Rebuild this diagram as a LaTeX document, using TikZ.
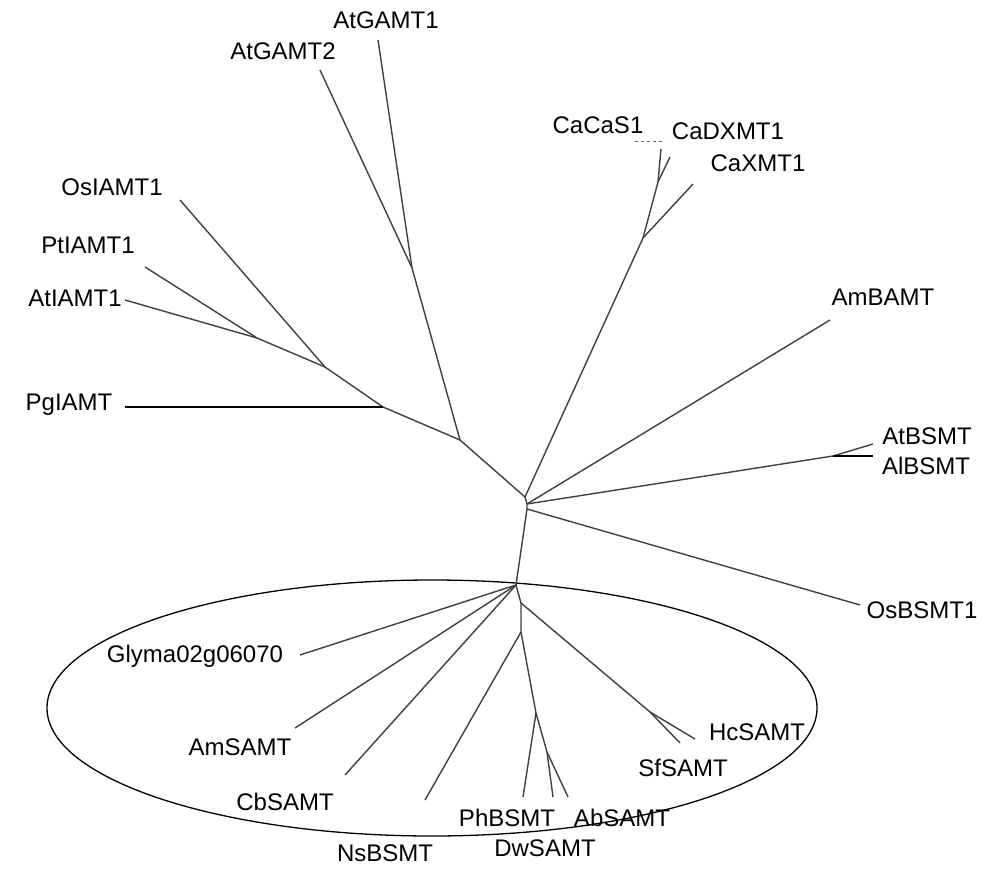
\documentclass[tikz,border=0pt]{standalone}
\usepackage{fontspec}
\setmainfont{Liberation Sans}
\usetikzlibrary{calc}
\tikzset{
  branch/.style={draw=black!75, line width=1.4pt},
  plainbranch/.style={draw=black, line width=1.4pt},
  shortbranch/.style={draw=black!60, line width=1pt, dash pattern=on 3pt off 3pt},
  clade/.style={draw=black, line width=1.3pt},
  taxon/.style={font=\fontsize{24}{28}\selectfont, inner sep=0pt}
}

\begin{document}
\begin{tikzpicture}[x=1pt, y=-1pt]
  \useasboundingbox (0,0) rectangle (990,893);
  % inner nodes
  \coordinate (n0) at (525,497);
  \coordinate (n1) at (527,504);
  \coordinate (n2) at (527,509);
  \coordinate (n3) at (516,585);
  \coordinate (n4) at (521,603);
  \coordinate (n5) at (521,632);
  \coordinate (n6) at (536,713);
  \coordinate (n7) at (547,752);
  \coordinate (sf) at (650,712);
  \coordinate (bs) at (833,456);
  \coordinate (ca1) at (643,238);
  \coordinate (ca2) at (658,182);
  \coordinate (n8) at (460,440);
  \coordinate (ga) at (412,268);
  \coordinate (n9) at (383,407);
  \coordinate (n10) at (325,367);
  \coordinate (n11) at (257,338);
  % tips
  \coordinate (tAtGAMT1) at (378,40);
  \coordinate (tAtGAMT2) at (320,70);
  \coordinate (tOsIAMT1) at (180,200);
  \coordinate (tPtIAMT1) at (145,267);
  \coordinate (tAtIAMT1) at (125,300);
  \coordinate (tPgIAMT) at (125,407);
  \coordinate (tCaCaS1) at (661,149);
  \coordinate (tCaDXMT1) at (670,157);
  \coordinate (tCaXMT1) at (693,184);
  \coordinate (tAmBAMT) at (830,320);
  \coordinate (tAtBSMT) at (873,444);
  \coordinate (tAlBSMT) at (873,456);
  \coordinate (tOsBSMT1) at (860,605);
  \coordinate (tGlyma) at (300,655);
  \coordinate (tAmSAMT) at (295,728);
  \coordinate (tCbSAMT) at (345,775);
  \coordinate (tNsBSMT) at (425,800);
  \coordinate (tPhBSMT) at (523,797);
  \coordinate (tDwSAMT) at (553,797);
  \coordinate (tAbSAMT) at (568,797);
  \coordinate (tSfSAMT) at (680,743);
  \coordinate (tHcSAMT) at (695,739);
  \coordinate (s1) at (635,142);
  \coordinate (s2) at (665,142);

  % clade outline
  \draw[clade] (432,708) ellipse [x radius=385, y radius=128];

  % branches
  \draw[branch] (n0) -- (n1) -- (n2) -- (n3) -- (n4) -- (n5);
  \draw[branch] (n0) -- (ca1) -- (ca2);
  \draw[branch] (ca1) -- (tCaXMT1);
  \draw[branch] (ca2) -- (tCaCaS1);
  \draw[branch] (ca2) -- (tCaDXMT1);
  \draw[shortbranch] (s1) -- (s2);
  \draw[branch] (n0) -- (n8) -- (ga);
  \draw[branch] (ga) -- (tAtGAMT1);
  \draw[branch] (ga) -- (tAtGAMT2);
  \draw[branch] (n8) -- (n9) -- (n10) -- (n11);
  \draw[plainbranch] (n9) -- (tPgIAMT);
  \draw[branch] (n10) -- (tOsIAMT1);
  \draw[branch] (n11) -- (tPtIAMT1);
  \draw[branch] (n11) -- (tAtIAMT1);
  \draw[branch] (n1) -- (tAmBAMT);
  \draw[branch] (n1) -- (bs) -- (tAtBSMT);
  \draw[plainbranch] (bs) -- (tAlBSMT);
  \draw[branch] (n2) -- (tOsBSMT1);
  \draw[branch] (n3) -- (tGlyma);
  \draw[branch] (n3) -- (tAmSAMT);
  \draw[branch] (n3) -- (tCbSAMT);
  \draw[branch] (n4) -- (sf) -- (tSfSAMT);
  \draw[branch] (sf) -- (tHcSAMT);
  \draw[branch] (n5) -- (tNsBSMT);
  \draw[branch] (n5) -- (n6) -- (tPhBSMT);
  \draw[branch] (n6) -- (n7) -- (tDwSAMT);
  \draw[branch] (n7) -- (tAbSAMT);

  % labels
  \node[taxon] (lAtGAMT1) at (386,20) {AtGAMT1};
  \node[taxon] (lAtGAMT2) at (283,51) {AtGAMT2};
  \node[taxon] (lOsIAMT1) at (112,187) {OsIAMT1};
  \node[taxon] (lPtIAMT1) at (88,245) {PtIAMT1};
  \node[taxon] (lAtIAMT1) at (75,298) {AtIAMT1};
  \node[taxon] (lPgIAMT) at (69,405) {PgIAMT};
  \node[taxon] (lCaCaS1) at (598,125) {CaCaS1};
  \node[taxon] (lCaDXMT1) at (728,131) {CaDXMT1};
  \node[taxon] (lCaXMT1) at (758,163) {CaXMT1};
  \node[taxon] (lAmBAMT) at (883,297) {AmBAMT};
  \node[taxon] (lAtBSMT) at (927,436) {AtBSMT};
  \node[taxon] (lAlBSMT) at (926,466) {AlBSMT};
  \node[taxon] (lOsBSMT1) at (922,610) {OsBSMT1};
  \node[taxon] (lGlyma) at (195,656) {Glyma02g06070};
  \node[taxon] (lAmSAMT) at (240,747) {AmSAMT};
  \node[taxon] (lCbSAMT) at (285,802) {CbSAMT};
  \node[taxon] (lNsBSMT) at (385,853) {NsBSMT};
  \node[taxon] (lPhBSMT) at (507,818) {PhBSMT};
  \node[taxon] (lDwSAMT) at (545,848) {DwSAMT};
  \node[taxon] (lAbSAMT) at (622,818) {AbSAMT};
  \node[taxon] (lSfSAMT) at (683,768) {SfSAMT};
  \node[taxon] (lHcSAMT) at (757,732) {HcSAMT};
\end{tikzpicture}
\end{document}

**WHAT TO DO**
Copy each line exactly, and leave the pictures out of your copy.

**THE ANSWER**
Rebuild this diagram as a LaTeX document, using TikZ.
\documentclass[tikz,border=0pt]{standalone}
\usepackage{fontspec}
\setmainfont{Liberation Sans}
\usetikzlibrary{calc}
\tikzset{
  branch/.style={draw=black!75, line width=1.4pt},
  plainbranch/.style={draw=black, line width=1.4pt},
  shortbranch/.style={draw=black!60, line width=1pt, dash pattern=on 3pt off 3pt},
  clade/.style={draw=black, line width=1.3pt},
  taxon/.style={font=\fontsize{24}{28}\selectfont, inner sep=0pt}
}

\begin{document}
\begin{tikzpicture}[x=1pt, y=-1pt]
  \useasboundingbox (0,0) rectangle (990,893);
  % inner nodes
  \coordinate (n0) at (525,497);
  \coordinate (n1) at (527,504);
  \coordinate (n2) at (527,509);
  \coordinate (n3) at (516,585);
  \coordinate (n4) at (521,603);
  \coordinate (n5) at (521,632);
  \coordinate (n6) at (536,713);
  \coordinate (n7) at (547,752);
  \coordinate (sf) at (650,712);
  \coordinate (bs) at (833,456);
  \coordinate (ca1) at (643,238);
  \coordinate (ca2) at (658,182);
  \coordinate (n8) at (460,440);
  \coordinate (ga) at (412,268);
  \coordinate (n9) at (383,407);
  \coordinate (n10) at (325,367);
  \coordinate (n11) at (257,338);
  % tips
  \coordinate (tAtGAMT1) at (378,40);
  \coordinate (tAtGAMT2) at (320,70);
  \coordinate (tOsIAMT1) at (180,200);
  \coordinate (tPtIAMT1) at (145,267);
  \coordinate (tAtIAMT1) at (125,300);
  \coordinate (tPgIAMT) at (125,407);
  \coordinate (tCaCaS1) at (661,149);
  \coordinate (tCaDXMT1) at (670,157);
  \coordinate (tCaXMT1) at (693,184);
  \coordinate (tAmBAMT) at (830,320);
  \coordinate (tAtBSMT) at (873,444);
  \coordinate (tAlBSMT) at (873,456);
  \coordinate (tOsBSMT1) at (860,605);
  \coordinate (tGlyma) at (300,655);
  \coordinate (tAmSAMT) at (295,728);
  \coordinate (tCbSAMT) at (345,775);
  \coordinate (tNsBSMT) at (425,800);
  \coordinate (tPhBSMT) at (523,797);
  \coordinate (tDwSAMT) at (553,797);
  \coordinate (tAbSAMT) at (568,797);
  \coordinate (tSfSAMT) at (680,743);
  \coordinate (tHcSAMT) at (695,739);
  \coordinate (s1) at (635,142);
  \coordinate (s2) at (665,142);

  % clade outline
  \draw[clade] (432,708) ellipse [x radius=385, y radius=128];

  % branches
  \draw[branch] (n0) -- (n1) -- (n2) -- (n3) -- (n4) -- (n5);
  \draw[branch] (n0) -- (ca1) -- (ca2);
  \draw[branch] (ca1) -- (tCaXMT1);
  \draw[branch] (ca2) -- (tCaCaS1);
  \draw[branch] (ca2) -- (tCaDXMT1);
  \draw[shortbranch] (s1) -- (s2);
  \draw[branch] (n0) -- (n8) -- (ga);
  \draw[branch] (ga) -- (tAtGAMT1);
  \draw[branch] (ga) -- (tAtGAMT2);
  \draw[branch] (n8) -- (n9) -- (n10) -- (n11);
  \draw[plainbranch] (n9) -- (tPgIAMT);
  \draw[branch] (n10) -- (tOsIAMT1);
  \draw[branch] (n11) -- (tPtIAMT1);
  \draw[branch] (n11) -- (tAtIAMT1);
  \draw[branch] (n1) -- (tAmBAMT);
  \draw[branch] (n1) -- (bs) -- (tAtBSMT);
  \draw[plainbranch] (bs) -- (tAlBSMT);
  \draw[branch] (n2) -- (tOsBSMT1);
  \draw[branch] (n3) -- (tGlyma);
  \draw[branch] (n3) -- (tAmSAMT);
  \draw[branch] (n3) -- (tCbSAMT);
  \draw[branch] (n4) -- (sf) -- (tSfSAMT);
  \draw[branch] (sf) -- (tHcSAMT);
  \draw[branch] (n5) -- (tNsBSMT);
  \draw[branch] (n5) -- (n6) -- (tPhBSMT);
  \draw[branch] (n6) -- (n7) -- (tDwSAMT);
  \draw[branch] (n7) -- (tAbSAMT);

  % labels
  \node[taxon] (lAtGAMT1) at (386,20) {AtGAMT1};
  \node[taxon] (lAtGAMT2) at (283,51) {AtGAMT2};
  \node[taxon] (lOsIAMT1) at (112,187) {OsIAMT1};
  \node[taxon] (lPtIAMT1) at (88,245) {PtIAMT1};
  \node[taxon] (lAtIAMT1) at (75,298) {AtIAMT1};
  \node[taxon] (lPgIAMT) at (69,405) {PgIAMT};
  \node[taxon] (lCaCaS1) at (598,125) {CaCaS1};
  \node[taxon] (lCaDXMT1) at (728,131) {CaDXMT1};
  \node[taxon] (lCaXMT1) at (758,163) {CaXMT1};
  \node[taxon] (lAmBAMT) at (883,297) {AmBAMT};
  \node[taxon] (lAtBSMT) at (927,436) {AtBSMT};
  \node[taxon] (lAlBSMT) at (926,466) {AlBSMT};
  \node[taxon] (lOsBSMT1) at (922,610) {OsBSMT1};
  \node[taxon] (lGlyma) at (195,656) {Glyma02g06070};
  \node[taxon] (lAmSAMT) at (240,747) {AmSAMT};
  \node[taxon] (lCbSAMT) at (285,802) {CbSAMT};
  \node[taxon] (lNsBSMT) at (385,853) {NsBSMT};
  \node[taxon] (lPhBSMT) at (507,818) {PhBSMT};
  \node[taxon] (lDwSAMT) at (545,848) {DwSAMT};
  \node[taxon] (lAbSAMT) at (622,818) {AbSAMT};
  \node[taxon] (lSfSAMT) at (683,768) {SfSAMT};
  \node[taxon] (lHcSAMT) at (757,732) {HcSAMT};
\end{tikzpicture}
\end{document}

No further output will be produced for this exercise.